Bir sağlık çalışanının yapabileceği en büyük yanlış, bu videoyu mutlak haklılığının kanıtı gibi düşünerek bu yorumlardan çıkarabileceği anlamları atlamasıdır. Hastaların tepkilerinin altta yatan nedenlerine (aslında hedefi farklı olan) yönelik ipuçlarını görmeye çalışırken duygusal tepkiler göstermekten uzak durarak, mümkün olduğunca serinkanlı bir yaklaşımla ipuçlarını değerlendirmek gerekmektedir.
Yorumlardaki bu ifadelere ve günlük uygulamalarda karşılaşılanlara bakıldığında, bazı hastaların doktorun maruz kaldığı şiddeti göremeyecek derecede tek taraflı, düşmancıl bakış açısına sahip olduğu görülmektedir. Olağan koşullarda her iki taraf açısından belli sınırlar içinde yürümesi gereken ilişkide bazı hastaların bu sınırları tanımak istemedikleri, her istediklerinin yerine getirilmesi beklentisi içinde oldukları görülmektedir. Hastaların beklentilerinin olabileceğin ve olması gerekenin çok ötesinde olduğu dikkat çekicidir ve halkın doktora yönelik geleneksel bakış açısını aşamadığını, hatta tam da bu nedenle öyle davrandığını düşündürmektedir. Hastaların tepkileri, hakkını alamayan ve (nihayet) otoriteye karşı çıkabilen bir çocuğun tepkilerine benzemektedir. Daha büyük bir otoritenin beklentileri ve tepkileri âdeta kışkırtması da yaşananları daha da alevlendirmektedir.

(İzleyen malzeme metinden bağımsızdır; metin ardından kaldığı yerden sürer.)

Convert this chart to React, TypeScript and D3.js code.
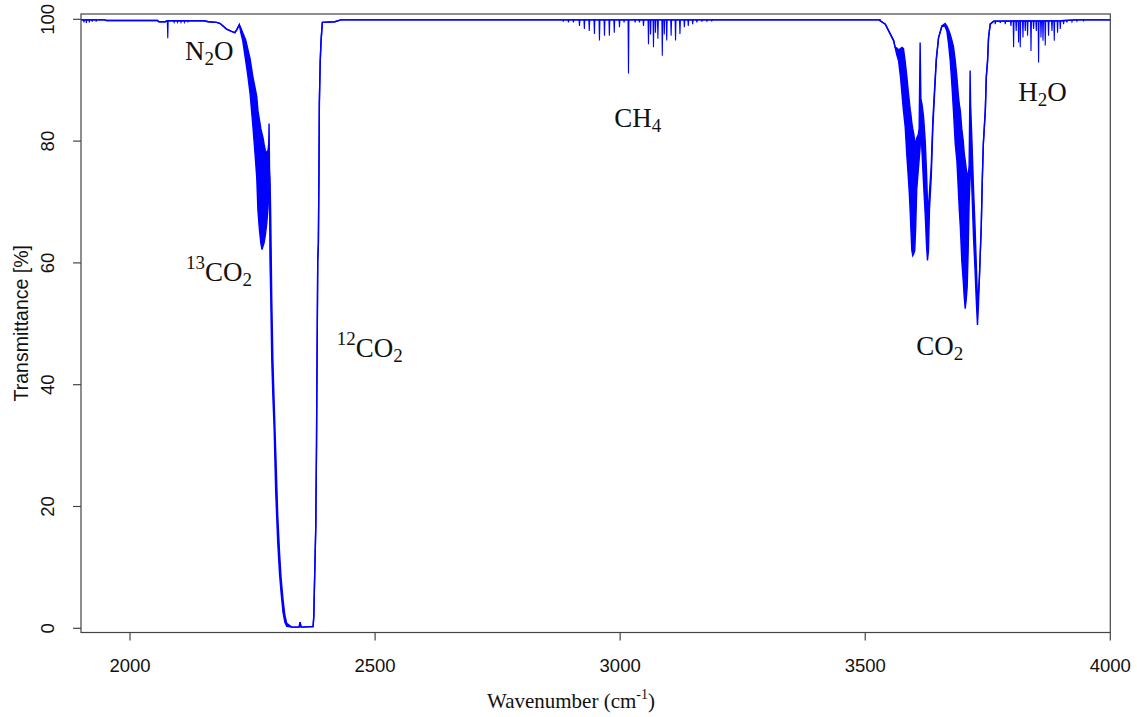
import React from "react";
import * as d3 from "d3";

// ---------- axis ticks ----------
const xTicks = [2000, 2500, 3000, 3500, 4000];
const yTicks = [0, 20, 40, 60, 80, 100];

// ---------- spectrum (wavenumber cm-1, transmittance %), rows: [w, low, high] ----------
// left baseline and N2O shoulder
const leftContinuum: number[][] = [
  [1900, 99.9], [1948, 99.9], [1952, 99.8], [2056, 99.8], [2059, 99.6], [2072, 99.6],
  [2076, 99.75], [2150, 99.75], [2160, 99.6], [2177, 99.5], [2184, 99.3], [2197, 98.4],
  [2207, 98.0], [2214, 97.8], [2218, 98.3], [2223, 99.1],
];

// 13CO2 band followed by the saturated 12CO2 band
const co2Band2300: number[][] = [
  [2226, 97.8, 98.6], [2230, 96.5, 97.8], [2236, 93.2, 96.6], [2240, 91.0, 95.2],
  [2245, 87.8, 93.5], [2251, 82.2, 90.4], [2255, 78.0, 88.8], [2258.6, 74.0, 87.3],
  [2261, 68.6, 85.0], [2264, 65.5, 83.5], [2267, 63.2, 82.0], [2269.4, 62.2, 81.2],
  [2271.5, 62.8, 80.5], [2273.5, 63.3, 79.5], [2276, 64.5, 78.5], [2279, 66.5, 78.0],
  [2281.5, 69.0, 78.5], [2283, 72.0, 79.5], [2283.7, 73.5, 82.9], [2284.6, 73.0, 75.5],
  [2285.6, 60.4, 74.0], [2287, 55.0, 68.0], [2289.2, 44.1, 54.0], [2291.5, 38.0, 44.0],
  [2293.9, 33.1, 37.5], [2297.3, 22.3, 29.0], [2301.4, 14.1, 18.5], [2305, 9.0, 12.5],
  [2308.2, 5.9, 8.3], [2312.2, 2.6, 4.7], [2316, 1.0, 2.1], [2319.8, 0.3, 0.8],
  [2330, 0.2], [2345, 0.2], [2347, 1.0], [2349, 0.2], [2373.5, 0.3], [2375, 2.0],
  [2376, 5.9], [2379, 16.7], [2380.5, 30.0], [2381, 37.0], [2383, 60.4], [2384.3, 63.2],
  [2385.5, 75.0], [2386.3, 86.2], [2388, 93.0], [2389.8, 96.5], [2392.4, 99.5],
  [2418, 99.6], [2430, 99.9],
];

// flat region through CH4 to the CO2 combination bands
const midContinuum: number[][] = [
  [2430, 99.9], [2880, 99.9], [3200, 99.9], [3530, 99.9],
];

// CO2 combination bands near 3600 and 3700 cm-1
const co2Band3700: number[][] = [
  [3530, 99.8], [3541, 99.2], [3551, 97.6], [3558, 96.5], [3561, 95.4],
  [3564, 94.3, 95.3], [3568, 93.2, 95.0], [3572, 90.5, 95.2], [3575, 87.7, 95.4],
  [3578, 85.0, 95.2], [3581.6, 82.3, 93.0], [3585, 77.5, 90.5], [3588, 74.0, 88.0],
  [3590, 71.4, 86.5], [3592, 68.0, 85.0], [3593, 65.9, 84.5], [3595, 62.1, 83.0],
  [3597, 61.2, 82.0], [3599, 61.5, 81.2], [3601, 62.0, 80.0], [3603, 66.0, 79.6],
  [3605, 72.0, 80.5], [3608, 75.0, 81.0], [3610, 77.0, 82.0], [3612, 79.0, 96.2],
  [3613.5, 82.0, 87.0], [3616, 78.0, 86.0], [3619, 73.0, 84.0], [3622.4, 68.0, 80.0],
  [3625, 63.0, 75.0], [3627, 60.4, 70.0], [3629, 62.0, 69.0], [3631, 68.6, 71.5],
  [3634.7, 74.1, 76.0], [3638, 82.3, 83.5], [3641.4, 87.7, 88.5], [3645, 93.2, 93.6],
  [3649.6, 97.0], [3656.5, 98.9], [3663, 98.8, 99.3], [3666.7, 98.0, 98.9],
  [3670, 96.0, 98.3], [3673.5, 93.2, 97.5], [3677, 89.0, 96.5], [3680, 85.0, 95.5],
  [3683.7, 79.5, 93.2], [3687, 76.8, 90.5], [3690, 72.0, 87.5], [3692, 68.6, 86.0],
  [3694, 66.0, 85.0], [3697, 60.4, 82.0], [3700, 57.0, 80.0], [3702, 54.4, 78.0],
  [3704, 52.5, 76.8], [3706, 54.0, 75.5], [3708, 56.0, 74.6], [3710, 62.0, 74.0],
  [3712, 70.0, 76.0], [3714, 74.0, 91.6], [3715, 80.0, 86.0], [3717.7, 72.0, 80.0],
  [3721, 64.0, 72.0], [3724, 59.0, 66.0], [3726.5, 54.0, 60.0], [3729, 49.8, 54.0],
  [3731, 53.0, 55.0], [3733, 57.7], [3736.7, 65.9], [3739, 74.1], [3741, 79.6],
  [3745, 85.0], [3747, 90.5], [3749.6, 93.2], [3751.6, 97.0], [3755, 99.2],
];

// high-wavenumber end (water region)
const rightContinuum: number[][] = [
  [3755, 99.2], [3762, 99.7], [3900, 99.75], [3930, 99.9], [4000, 99.9],
];

// isolated absorption lines: [w, minimum transmittance]
const minorLines: number[][] = [
  [1906, 99.5], [1911, 99.4], [1917, 99.5], [1923, 99.6], [1931, 99.6],
  [2077, 96.9], [2090, 99.5], [2097, 99.5], [2104, 99.5], [2111, 99.5], [2118, 99.6],
];
const ch4Lines: number[][] = [
  [2884, 99.6], [2894.6, 99.5], [2904.7, 99.5], [2917, 98.9], [2927, 98.4], [2937, 98.1],
  [2947.5, 97.6], [2957.8, 96.5], [2968, 97.3], [2978, 97.3], [2988, 97.8], [2998.6, 98.7],
  [3008, 99.5], [3017, 91.1], [3030.6, 99.5], [3039.4, 99.5], [3047.6, 98.9],
  [3057.8, 95.9], [3062, 97.5], [3068, 95.4], [3072, 97.8], [3077, 96.8], [3086, 94.0],
  [3090, 97.5], [3095, 96.5], [3104, 97.3], [3113, 96.5], [3122, 97.6], [3131, 98.7],
  [3139, 98.9], [3148, 99.2], [3156.5, 99.5], [3167, 99.6], [3177, 99.7], [3187, 99.75],
];
const h2oLines: number[][] = [
  [3765.3, 99.2], [3775.5, 99.4], [3785.7, 99.2], [3797.3, 98.9], [3802.7, 95.4],
  [3808, 98.1], [3812.9, 96.2], [3816.3, 95.4], [3821.8, 97.0], [3826.5, 98.1],
  [3831.2, 97.3], [3838.2, 94.8], [3843.5, 98.4], [3849, 98.1], [3853.7, 92.9],
  [3858.6, 97.0], [3862.7, 96.5], [3867.3, 95.7], [3874, 97.3], [3881, 98.1],
  [3885.7, 96.5], [3892.4, 97.8], [3898, 98.4], [3904.7, 99.2], [3911.6, 99.5],
  [3921.8, 99.6], [3932, 99.7], [3945.5, 99.75],
];

// ---------- labels: text pieces and anchor (data coords) ----------
type Piece = { t: string; k: "n" | "sub" | "sup" };
const labels: { w: number; T: number; parts: Piece[] }[] = [
  { w: 2112, T: 93.3, parts: [{ t: "N", k: "n" }, { t: "2", k: "sub" }, { t: "O", k: "n" }] },
  { w: 2114, T: 57.0, parts: [{ t: "13", k: "sup" }, { t: "CO", k: "n" }, { t: "2", k: "sub" }] },
  { w: 2422, T: 44.5, parts: [{ t: "12", k: "sup" }, { t: "CO", k: "n" }, { t: "2", k: "sub" }] },
  { w: 2988, T: 82.3, parts: [{ t: "CH", k: "n" }, { t: "4", k: "sub" }] },
  { w: 3604, T: 44.9, parts: [{ t: "CO", k: "n" }, { t: "2", k: "sub" }] },
  { w: 3812, T: 86.6, parts: [{ t: "H", k: "n" }, { t: "2", k: "sub" }, { t: "O", k: "n" }] },
];

const BLUE = "#0000ff";

export default function App() {
  const W = 1137;
  const H = 717;
  const left = 81, right = 1110.3, top = 14, bottom = 632.5;
  const x = d3.scaleLinear().domain([1900, 4000]).range([left, right]);
  const y = d3.scaleLinear().domain([-0.69, 100.87]).range([bottom, top]);

  const rows = [...leftContinuum, ...co2Band2300, ...midContinuum, ...co2Band3700, ...rightContinuum]
    .map((r) => [r[0], r[1], r.length > 2 ? r[2] : r[1]]);

  const lineLo = d3.line<number[]>().x((d) => x(d[0])).y((d) => y(d[1]));
  const lineHi = d3.line<number[]>().x((d) => x(d[0])).y((d) => y(d[2]));
  const area = d3.area<number[]>().x((d) => x(d[0])).y0((d) => y(d[1])).y1((d) => y(d[2]));

  const allLines = [...minorLines, ...ch4Lines, ...h2oLines];
  const base = (w: number) => {
    const i = d3.bisector((r: number[]) => r[0]).left(rows, w);
    const a = rows[Math.max(0, i - 1)], b = rows[Math.min(rows.length - 1, i)];
    if (b[0] === a[0]) return a[2];
    return a[2] + ((w - a[0]) / (b[0] - a[0])) * (b[2] - a[2]);
  };
  const dip = d3.line<number[]>().x((d) => x(d[0])).y((d) => y(d[1]));

  const fontSans = "'Liberation Sans', Arial, Helvetica, sans-serif";
  const fontSerif = "'Liberation Serif', 'Times New Roman', serif";
  const axisCol = "#444";

  return (
    <svg width={W} height={H} style={{ position: "absolute", left: 0, top: 0, background: "#fff" }}>
      <rect x={0} y={0} width={W} height={H} fill="#fff" />
      {/* spectrum */}
      <path d={area(rows) || ""} fill={BLUE} stroke="none" />
      <path d={lineLo(rows) || ""} fill="none" stroke={BLUE} strokeWidth={1.4} />
      <path d={lineHi(rows) || ""} fill="none" stroke={BLUE} strokeWidth={1.4} />
      {allLines.map((l, i) => {
        const b = base(l[0]);
        return (
          <path key={i} d={dip([[l[0] - 0.9, b], [l[0], l[1]], [l[0] + 0.9, b]]) || ""}
            fill="none" stroke={BLUE} strokeWidth={1.1} />
        );
      })}

      {/* box */}
      <rect x={left} y={top} width={right - left} height={bottom - top} fill="none" stroke={axisCol} strokeWidth={1.2} />

      {/* x axis */}
      <line x1={x(xTicks[0])} x2={x(xTicks[xTicks.length - 1])} y1={bottom} y2={bottom} stroke={axisCol} strokeWidth={1.2} />
      {xTicks.map((t) => (
        <g key={t}>
          <line x1={x(t)} x2={x(t)} y1={bottom} y2={bottom + 8} stroke={axisCol} strokeWidth={1.2} />
          <text x={x(t)} y={672} textAnchor="middle" fontFamily={fontSans} fontSize={18.5} fill="#111">{t}</text>
        </g>
      ))}

      {/* y axis */}
      {yTicks.map((t) => (
        <g key={t}>
          <line x1={left - 8} x2={left} y1={y(t)} y2={y(t)} stroke={axisCol} strokeWidth={1.2} />
          <text transform={`translate(53.5,${y(t)}) rotate(-90)`} textAnchor="middle" fontFamily={fontSans} fontSize={18.5} fill="#111">{t}</text>
        </g>
      ))}

      {/* axis titles */}
      <text transform={`translate(28,${(top + bottom) / 2}) rotate(-90)`} textAnchor="middle" fontFamily={fontSans} fontSize={19.5} fill="#111">
        Transmittance [%]
      </text>
      <text x={571} y={708} textAnchor="middle" fontFamily={fontSerif} fontSize={21} fill="#111">
        Wavenumber (cm<tspan fontSize={14} dy={-9}>-1</tspan><tspan dy={9}>)</tspan>
      </text>

      {/* annotations */}
      {labels.map((lb, i) => {
        let prev: string = "n";
        return (
          <text key={i} x={x(lb.w)} y={y(lb.T)} fontFamily={fontSerif} fontSize={27} fill="#111">
            {lb.parts.map((p, j) => {
              const off = (k: string) => (k === "sub" ? 5 : k === "sup" ? -12 : 0);
              const dy = off(p.k) - off(prev);
              prev = p.k;
              return (
                <tspan key={j} dy={dy} fontSize={p.k === "n" ? 27 : 19}>{p.t}</tspan>
              );
            })}
          </text>
        );
      })}
    </svg>
  );
}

Yine yorumlar, bazı hastaların istedikleri sağlık hizmetini alamamaktan ve adam yerine konulmadıkları hissinden dolayı çok öfkeli olduklarını göstermektedir. Biraz empati kurarak bakmaya çalışıldığında hastaların bu duygularını anlamak çok kolaydır. Fakat bu duyguyu anlamak, hastaların kontrolsüz davranışlarını hoş görmek anlamına gelmemektedir. Sağlık çalışanları bu öfkenin hedefi olmaktan kurtulmak istiyorlarsa, biraz empati kurarak, halka öfkelerinin gerçek kaynağının kendileri olmadığını göstermeye çalışmalıdırlar, başka çareleri yoktur.
Bu videoya bakıp, hasta-hekim ilişkisinde yaşanan sorunlarda bütün sorumluluğun hasta ve hasta yakınlarına yüklenmesi doğru bir yaklaşım değildir. Hasta-hekim ilişkisinde çeşitli sorunların yaşanması kaçınılması mümkün olmayan bir durumdur. Fakat asıl görülmesi gereken, bu videoda görülen davranışların son yıllarda giderek artmasının en önemli nedeninin sağlıkta dönüşüm çerçevesinde yürütülen politikaların hekimin ve hekimliğin itibar kaybına yol açtığıdır.